Multiplication Made Easy (A Computation Strategy)

Can a third grader multiply 74 x 85? If I hadn't seen it with my own eyes, I would say no. But the truth is, kids that have their multiplication facts memorized can multiply two, 2-digit numbers with relative ease.

Here's how.

This is where that place value practice really comes in handy. By breaking the numbers down into their tens and ones and multiplying a series of simpler problems that are then added together to get the answer, what seems nearly impossible is … well … possible.

The computation strategy cards I designed are color coded to help children know where to write each of the numbers and what to multiply and add. Download them free here.

I gave my son an example and he was off and running. I laminated several of the blank cards and added problems at the top in dry-erase marker.

I started with relatively low numbers (e.g. 11 x 20) but after a few of the problems were complete, my son's math ego grew significantly and he was egging me on to make the problems harder.

He checked the answers with a calculator.

To keep track of his success, we used a football scorecard. To make your own, simple print, cut the track out (with a craft knife), along with the football and square.
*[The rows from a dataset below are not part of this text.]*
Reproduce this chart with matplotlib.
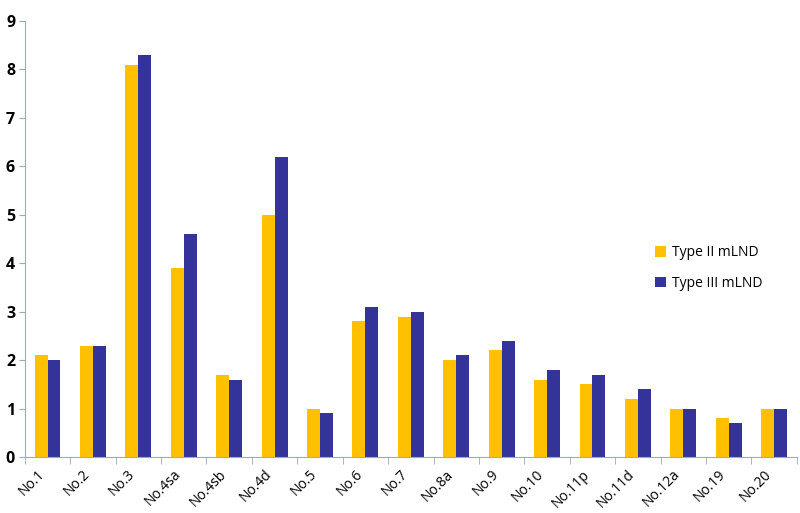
import matplotlib
matplotlib.use("Agg")
import matplotlib.pyplot as plt
import numpy as np

stations = ["No.1", "No.2", "No.3", "No.4sa", "No.4sb", "No.4d", "No.5", "No.6",
            "No.7", "No.8a", "No.9", "No.10", "No.11p", "No.11d", "No.12a",
            "No.19", "No.20"]
type2 = [2.1, 2.3, 8.1, 3.9, 1.7, 5.0, 1.0, 2.8, 2.9, 2.0, 2.2, 1.6, 1.5, 1.2, 1.0, 0.8, 1.0]
type3 = [2.0, 2.3, 8.3, 4.6, 1.6, 6.2, 0.9, 3.1, 3.0, 2.1, 2.4, 1.8, 1.7, 1.4, 1.0, 0.7, 1.0]

plt.rcParams['font.family'] = ['Open Sans', 'DejaVu Sans']

fig = plt.figure(figsize=(8, 5.13), dpi=100)
ax = fig.add_axes([0.031, 0.109, 0.965, 0.85])

x = np.arange(len(stations))
w = 0.285
ax.bar(x - w / 2, type2, w, color="#FFC000", label="Type II mLND")
ax.bar(x + w / 2, type3, w, color="#333399", label="Type III mLND")

ax.set_xlim(-0.5, len(stations) - 0.5)
ax.set_ylim(0, 9)
ax.set_yticks(range(0, 10))
ax.set_yticklabels([str(i) for i in range(10)], fontsize=11.5, fontweight="bold")

ax.set_xticks(x)
ax.set_xticklabels(stations, rotation=45, ha="right", fontsize=10)
ax.tick_params(axis="x", length=0, pad=7)
ax.set_xticks(np.arange(-0.5, len(stations), 1), minor=True)
ax.tick_params(axis="x", which="minor", length=5, color="#A0A8C0")
ax.tick_params(axis="y", length=4, color="#A0A8C0", pad=3)

for s in ["top", "right"]:
    ax.spines[s].set_visible(False)
ax.spines["left"].set_color("#A0A8C0")
ax.spines["bottom"].set_color("#A0A8C0")

ax.legend(loc="upper left", bbox_to_anchor=(0.8, 0.515), frameon=False, fontsize=10,
          handlelength=0.8, handleheight=0.8, labelspacing=1.15, handletextpad=0.4)

fig.savefig("out.png", dpi=100)
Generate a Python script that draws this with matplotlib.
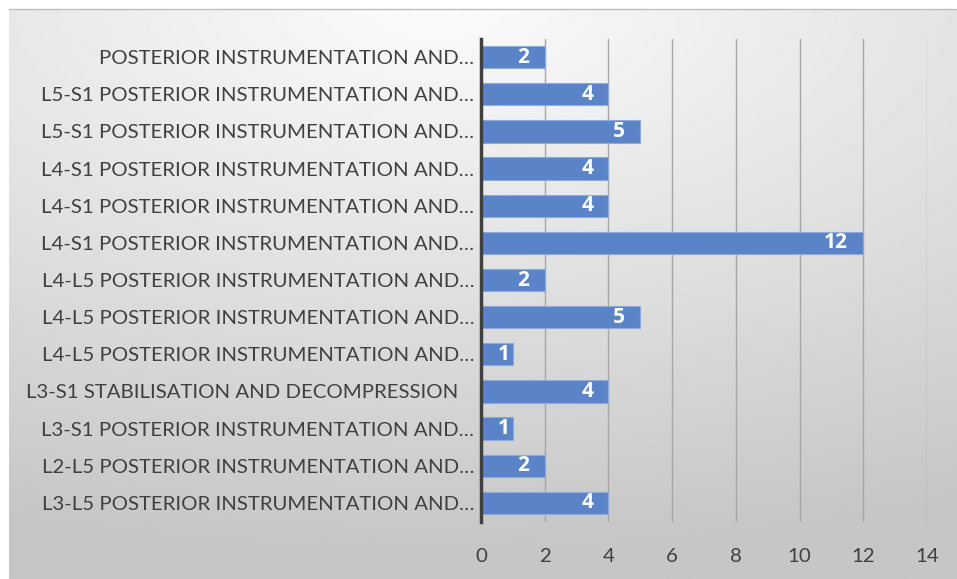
import numpy as np
import matplotlib.pyplot as plt

procedures = [
    'POSTERIOR INSTRUMENTATION AND\u2026',
    'L5-S1 POSTERIOR INSTRUMENTATION AND\u2026',
    'L5-S1 POSTERIOR INSTRUMENTATION AND\u2026',
    'L4-S1 POSTERIOR INSTRUMENTATION AND\u2026',
    'L4-S1 POSTERIOR INSTRUMENTATION AND\u2026',
    'L4-S1 POSTERIOR INSTRUMENTATION AND\u2026',
    'L4-L5 POSTERIOR INSTRUMENTATION AND\u2026',
    'L4-L5 POSTERIOR INSTRUMENTATION AND\u2026',
    'L4-L5 POSTERIOR INSTRUMENTATION AND\u2026',
    'L3-S1 STABILISATION AND DECOMPRESSION   ',
    'L3-S1 POSTERIOR INSTRUMENTATION AND\u2026',
    'L2-L5 POSTERIOR INSTRUMENTATION AND\u2026',
    'L3-L5 POSTERIOR INSTRUMENTATION AND\u2026',
]
counts = [2, 4, 5, 4, 4, 12, 2, 5, 1, 4, 1, 2, 4]
xticks = [0, 2, 4, 6, 8, 10, 12, 14]

plt.rcParams['font.family'] = ['Lato', 'DejaVu Sans']

W, H = 957, 579
fig = plt.figure(figsize=(W / 100, H / 100), dpi=100, facecolor='white')

# grey radial background of the chart area
bg = fig.add_axes([9 / W, 0, 1 - 9 / W, 1 - 9 / H])
gx, gy = np.meshgrid(np.linspace(0, 1, 400), np.linspace(0, 1, 250))
r = np.sqrt(((gx - 0.45) * 1.0) ** 2 + ((gy - 0.0) * 1.3) ** 2)
r = np.clip(r / 1.25, 0, 1)
shade = 0.985 - 0.21 * r
bg.imshow(shade, cmap='gray', vmin=0, vmax=1, aspect='auto',
          extent=[0, 1, 1, 0], interpolation='bilinear')
bg.set_axis_off()
fig.add_artist(plt.Line2D([9 / W, 1], [1 - 9 / H, 1 - 9 / H],
                          color='#bfbfbf', lw=1, transform=fig.transFigure))

ax = fig.add_axes([481 / W, 1 - 521.5 / H, (927 - 481) / W, (521.5 - 38.5) / H])
ax.patch.set_alpha(0)
y = np.arange(len(procedures))
ax.barh(y, counts, height=0.6, color='#5b84c8', edgecolor='#8eaadb',
        linewidth=0.8, zorder=3)
for yi, v in zip(y, counts):
    off = -11 if v > 1 else -2.5
    ax.annotate(str(v), (v, yi), xytext=(off, 0), textcoords='offset points',
                ha='right', va='center', color='white', fontsize=15,
                fontweight='bold', family='Open Sans', zorder=4)

ax.set_ylim(len(procedures) - 0.5, -0.5)
ax.set_xlim(0, 14)
ax.set_yticks(y)
ax.set_yticklabels(procedures, fontsize=14.7, color='#404040')
ax.set_xticks(xticks)
ax.set_xticklabels([str(t) for t in xticks], fontsize=14.7, color='#404040')
ax.tick_params(axis='both', length=0)
ax.tick_params(axis='y', pad=5)
ax.tick_params(axis='x', pad=19)
ax.grid(axis='x', color='#a6a6a6', lw=1, zorder=0)
for s in ['top', 'right', 'bottom']:
    ax.spines[s].set_visible(False)
ax.spines['left'].set_color('#404040')
ax.spines['left'].set_linewidth(2.5)
ax.spines['left'].set_zorder(5)

fig.savefig('out.png', dpi=100, facecolor='white')
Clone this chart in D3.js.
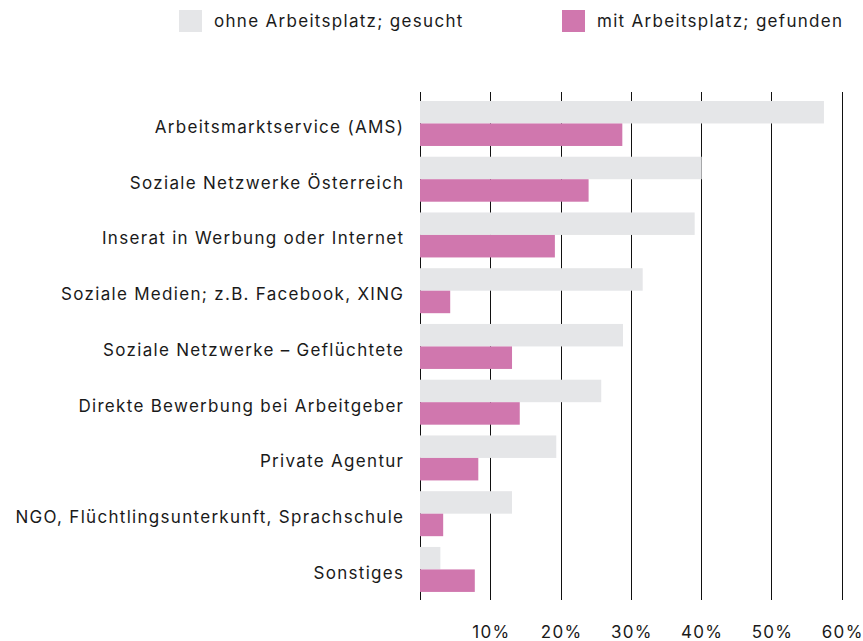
<!DOCTYPE html>
<html lang="de">
<head>
    <meta charset="UTF-8">
    <title>Arbeitssuche – Kanäle</title>
    <style>
        body, html {
            margin: 0;
            padding: 0;
            background-color: #fff;
        }
        svg text {
            font-family: Inter, "Noto Sans", sans-serif;
            font-size: 17px;
            letter-spacing: 1.3px;
            fill: #1a1a1a;
        }
    </style>
</head>
<body>
    <div id="chart"></div>

    <script src="https://d3js.org/d3.v7.min.js"></script>
    <script>
        // categories, top to bottom
        const categories = [
            "Arbeitsmarktservice (AMS)",
            "Soziale Netzwerke Österreich",
            "Inserat in Werbung oder Internet",
            "Soziale Medien; z.B. Facebook, XING",
            "Soziale Netzwerke – Geflüchtete",
            "Direkte Bewerbung bei Arbeitgeber",
            "Private Agentur",
            "NGO, Flüchtlingsunterkunft, Sprachschule",
            "Sonstiges"
        ];

        // values in percent
        const gesucht = [57.5, 40.1, 39.1, 31.7, 28.9, 25.8, 19.4, 13.1, 2.9];
        const gefunden = [28.8, 24.0, 19.2, 4.3, 13.1, 14.2, 8.3, 3.3, 7.8];

        const seriesNames = ["ohne Arbeitsplatz; gesucht", "mit Arbeitsplatz; gefunden"];
        const seriesColors = ["#e5e6e8", "#d077ae"];

        const tickValues = [0, 10, 20, 30, 40, 50, 60];

        const width = 863;
        const height = 641;

        const svg = d3.select("#chart")
            .append("svg")
            .attr("width", width)
            .attr("height", height);

        const x = d3.scaleLinear()
            .domain([0, 60])
            .range([420, 841.5]);

        const y = d3.scaleBand()
            .domain(categories)
            .range([95.4, 597.5])
            .paddingInner(0.193)
            .paddingOuter(0.1);

        const inner = d3.scaleBand()
            .domain([0, 1])
            .range([0, y.bandwidth()]);

        // gridlines (behind bars)
        svg.append("g")
            .selectAll("line")
            .data(tickValues)
            .join("line")
            .attr("x1", d => Math.round(x(d)) + 0.5)
            .attr("x2", d => Math.round(x(d)) + 0.5)
            .attr("y1", 92)
            .attr("y2", 600)
            .attr("stroke", "#111")
            .attr("stroke-width", 1);

        // bars
        const rows = categories.map((c, i) => ({ cat: c, vals: [gesucht[i], gefunden[i]] }));

        const group = svg.append("g")
            .selectAll("g")
            .data(rows)
            .join("g")
            .attr("transform", d => `translate(0,${y(d.cat)})`);

        group.selectAll("rect")
            .data(d => d.vals.map((v, k) => ({ v, k })))
            .join("rect")
            .attr("x", x(0))
            .attr("y", d => inner(d.k))
            .attr("width", d => x(d.v) - x(0))
            .attr("height", inner.bandwidth())
            .attr("fill", d => seriesColors[d.k]);

        // category labels (letter-spacing leaves a trailing gap, hence +1.3)
        svg.append("g")
            .selectAll("text")
            .data(categories)
            .join("text")
            .attr("x", 403 + 1.3)
            .attr("y", d => y(d) + y.bandwidth() / 2 + 9.5)
            .attr("text-anchor", "end")
            .text(d => d);

        // x axis labels
        const xAxis = d3.axisBottom(x)
            .tickValues(tickValues.slice(1))
            .tickSize(0)
            .tickPadding(0)
            .tickFormat(d => d + "%");

        svg.append("g")
            .attr("transform", "translate(0,625)")
            .call(xAxis)
            .call(g => g.select(".domain").remove())
            .call(g => g.selectAll("text")
                .attr("dy", null)
                .attr("x", 0.7)
                .attr("y", 13)
                .style("font-family", "Inter, 'Noto Sans', sans-serif")
                .style("font-size", "17px")
                .attr("fill", "#1a1a1a"));

        // legend
        const legendX = [179, 562];
        const legend = svg.append("g")
            .selectAll("g")
            .data(seriesNames)
            .join("g")
            .attr("transform", (d, i) => `translate(${legendX[i]},10)`);

        legend.append("rect")
            .attr("width", 23)
            .attr("height", 22)
            .attr("fill", (d, i) => seriesColors[i]);

        legend.append("text")
            .attr("x", 35)
            .attr("y", 17)
            .text(d => d);
    </script>
</body>
</html>
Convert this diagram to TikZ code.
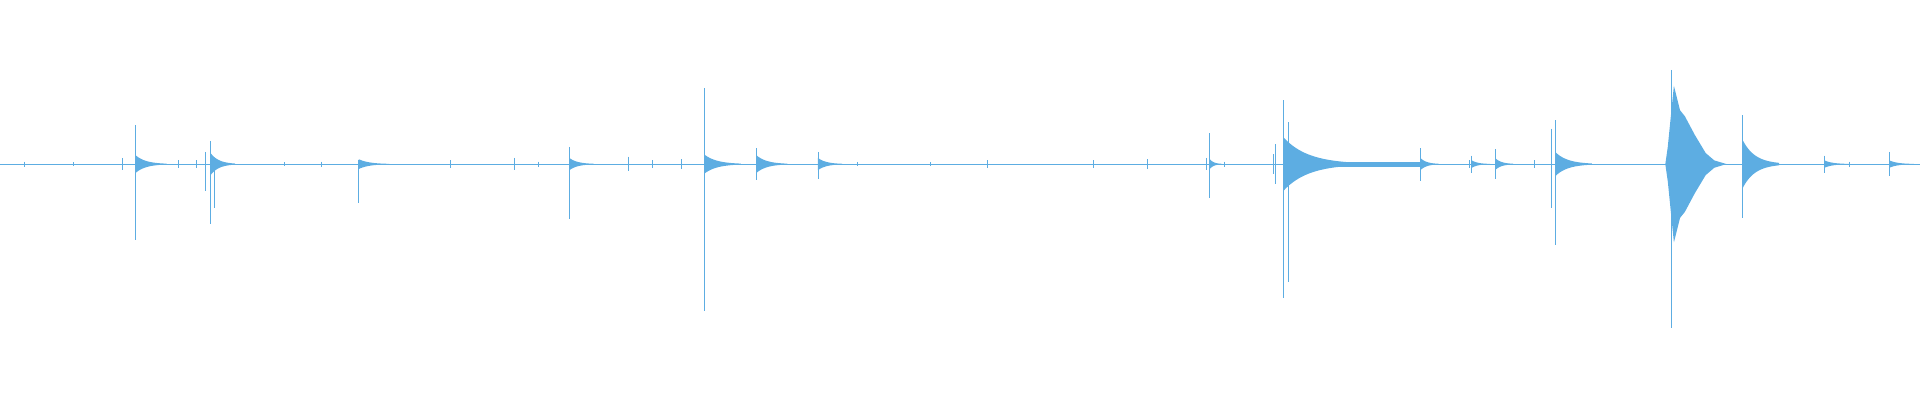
\documentclass[tikz,border=0pt]{standalone}
\begin{document}
\begin{tikzpicture}[x=1.2245pt,y=-1.2245pt]
\definecolor{wv}{HTML}{5DADE2}
\useasboundingbox (0,0) rectangle (1568,326.7);
\tikzset{spk/.style={draw=wv,line width=0.9pt},env/.style={fill=wv}}
\newcommand{\wev}[5]{%
 \draw[spk] (#1,#2) -- (#1,#3);
 \fill[env] (#1,134) -- plot[domain=0:#5,samples=25] ({#1+\x},{134-#4*exp(-3*\x/#5)}) -- plot[domain=#5:0,samples=25] ({#1+\x},{134+#4*exp(-3*\x/#5)}) -- cycle;}
\draw[wv,line width=0.5pt] (0,134) -- (1568,134);
\foreach \p/\a in {20/2,60/1.5,100/5,146/3,160/3,232/1.5,262/2,368/3,420/5,440/2,513/6,533/3,556/4,700/1.5,760/1.5,806/3,893/3,937/4,985/5,1000/2,1040/8,1200/3,1253/3,1510/2}{\draw[wv,line width=0.6pt] (\p,134-\a) -- (\p,134+\a);}
\wev{111}{102}{196}{7}{25}
\wev{172}{115}{183}{9}{20}
\draw[spk] (168,124) -- (168,156); \draw[spk] (175,130) -- (175,170);
\wev{293}{131}{166}{4}{25}
\wev{465}{120}{179}{5}{20}
\wev{575}{72}{254}{8}{30}
\wev{618}{121}{147}{7}{25}
\wev{668}{124}{146}{5}{20}
\wev{1048}{82}{243}{22}{60}
\draw[spk] (1042,118) -- (1042,150); \draw[spk] (1052,100) -- (1052,230);
\fill[env] (1090,132) rectangle (1160,136);
\wev{988}{109}{162}{4}{10}
\wev{1160}{121}{148}{5}{15}
\wev{1202}{127}{141}{3}{15}
\wev{1221}{122}{146}{5}{15}
\wev{1270}{98}{200}{10}{30}
\draw[spk] (1267,105) -- (1267,170);
\draw[spk] (1365,57) -- (1365,268);
\fill[env] (1360,134) -- (1362,120) -- (1367,70) -- (1372,90) -- (1376,95) -- (1384,110) -- (1393,125) -- (1400,131) -- (1410,134) -- (1400,137) -- (1393,143) -- (1384,158) -- (1376,173) -- (1372,178) -- (1367,198) -- (1362,148) -- cycle;
\wev{1423}{94}{178}{20}{30}
\wev{1490}{127}{141}{3}{20}
\wev{1543}{124}{144}{3}{20}
\end{tikzpicture}
\end{document}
Punch a hole in the latter two, thread a brad through the football, in the track, and attach the square, separating the prongs on the brad to secure it.

As a child answers a problem successfully, the ball is moved from one line to the next.

When my son needed to organize the numbers vertically to add them, he flipped over the laminated scorecard to use as "scratch paper."

After my son practices with these cards more, I'll ask him to draw the steps to a problem himself so he isn't relying on the color coding to find the solution.


  1. Wow.. this is the very easy method to do multiplication. I also enjoyed this method. Thank you.

  2. Love the strategy cards. Hope you hop over to Math Monday and post it in a few weeks during the Multiplication hop!

  3. Love it. I have to try it with my second grader who enjoys math.

  4. Wowza! My kids aren't ready for this, but I'll save it for the day when they're ready to impress their dad :) Love how it shows how to break down numbers. Great number sense activity too!